You are a beautiful, sensitive writer and blogger and probably so much more that I can’t even begin to know from the little world you share!
I was hoping my words weren’t too harsh and brought on negative thoughts, but I couldn’t ignore your post.
While my brother didn’t physically abuse me, he took advantage of our family in such a way that we weren’t able to function as a “normal” unit — whatever “normal” is. I have and sometimes do harbor a lot of resentment about what he did … and I also know that no letter I could write pouring my soul out would make any difference.
My point is that this narcissistic denial qualities that some people, like our dysfunctional brothers, will never go away or will we ever be given an apology nor retribution to our satisfaction.

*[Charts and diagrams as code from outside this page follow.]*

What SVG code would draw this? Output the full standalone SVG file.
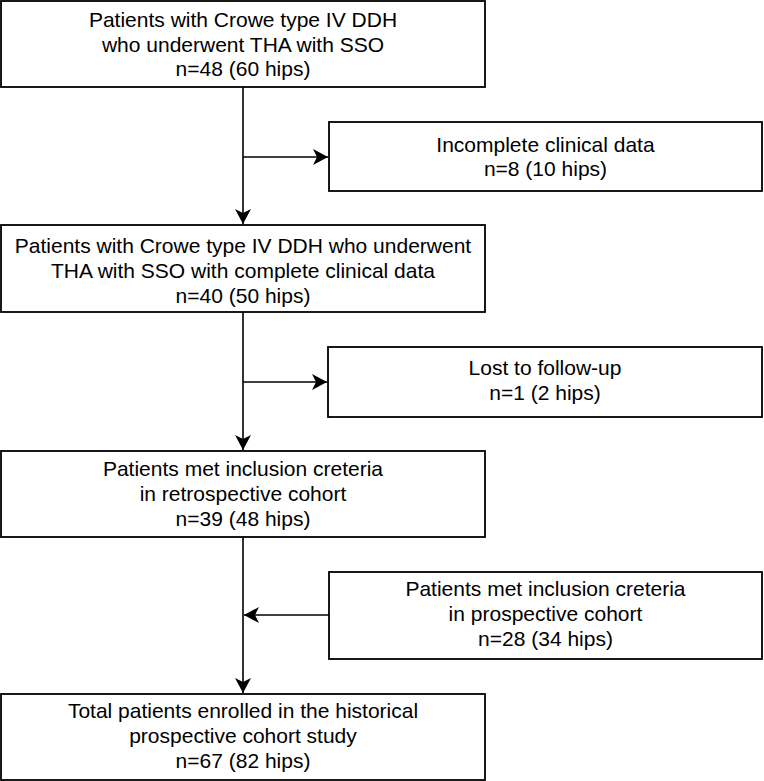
<svg xmlns="http://www.w3.org/2000/svg" width="764" height="781" viewBox="0 0 764 781">
<style>
.box{fill:#fff;stroke:#000;stroke-width:1.8}
.t{font-family:"Liberation Sans",Arial,sans-serif;font-size:21px;fill:#000;text-anchor:middle}
.c{fill:none;stroke:#000;stroke-width:1.6}
</style>
<defs>
<marker id="ah" markerUnits="userSpaceOnUse" markerWidth="17" markerHeight="17" viewBox="-16 -8.5 17 17" refX="0" refY="0" orient="auto">
<path d="M0,0 L-15,-8 L-11,0 L-15,8 Z" fill="#000"/>
</marker>
</defs>
<rect width="764" height="781" fill="#fff"/>
<g id="connectors">
<path class="c" d="M243,87 V224" marker-end="url(#ah)"/>
<path class="c" d="M243,157 H328" marker-end="url(#ah)"/>
<path class="c" d="M243,312 V450" marker-end="url(#ah)"/>
<path class="c" d="M243,382 H327" marker-end="url(#ah)"/>
<path class="c" d="M243,537 V693" marker-end="url(#ah)"/>
<path class="c" d="M329,615 H244" marker-end="url(#ah)"/>
</g>
<g id="n1">
<rect class="box" x="1" y="1" width="484" height="86"/>
<text class="t" x="243" y="27">Patients with Crowe type IV DDH</text>
<text class="t" x="243" y="51.5">who underwent THA with SSO</text>
<text class="t" x="243" y="76">n=48 (60 hips)</text>
</g>
<g id="n2">
<rect class="box" x="329" y="122" width="433" height="69"/>
<text class="t" x="545.5" y="151.5">Incomplete clinical data</text>
<text class="t" x="545.5" y="176">n=8 (10 hips)</text>
</g>
<g id="n3">
<rect class="box" x="1" y="225" width="484" height="87"/>
<text class="t" x="243" y="252.5">Patients with Crowe type IV DDH who underwent</text>
<text class="t" x="243" y="277.5">THA with SSO with complete clinical data</text>
<text class="t" x="243" y="302.5">n=40 (50 hips)</text>
</g>
<g id="n4">
<rect class="box" x="328" y="347" width="434" height="70"/>
<text class="t" x="545" y="375">Lost to follow-up</text>
<text class="t" x="545" y="400">n=1 (2 hips)</text>
</g>
<g id="n5">
<rect class="box" x="1" y="451" width="484" height="86"/>
<text class="t" x="243" y="476">Patients met inclusion creteria</text>
<text class="t" x="243" y="501">in retrospective cohort</text>
<text class="t" x="243" y="526">n=39 (48 hips)</text>
</g>
<g id="n6">
<rect class="box" x="329" y="572" width="433" height="87"/>
<text class="t" x="545.5" y="596">Patients met inclusion creteria</text>
<text class="t" x="545.5" y="621">in prospective cohort</text>
<text class="t" x="545.5" y="646">n=28 (34 hips)</text>
</g>
<g id="n7">
<rect class="box" x="1" y="694" width="484" height="86"/>
<text class="t" x="243" y="718">Total patients enrolled in the historical</text>
<text class="t" x="243" y="743">prospective cohort study</text>
<text class="t" x="243" y="768">n=67 (82 hips)</text>
</g>
</svg>
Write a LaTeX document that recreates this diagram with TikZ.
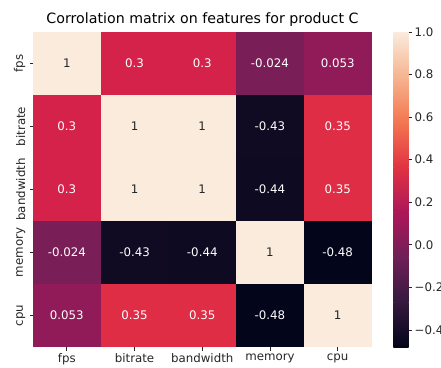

The best that I can hope for is to move forward and when I can, find people that can relate to my situation so that I don’t feel alone.
I also know Laura, that YOU are not alone because I have read and seen seen many responders to your blog who have experience sexual abuse as well. Knowing that sexual abuse is occurring now and in the past doesn’t make it less palatable, but at the very least you know that you aren’t alone in your feelings and harboring of disgust for what one individual did to you.
My heart goes out to you. I don’t want that man, your abuser, to continue to abuse you through your own thoughts and actions. He is the past. He is dead to you.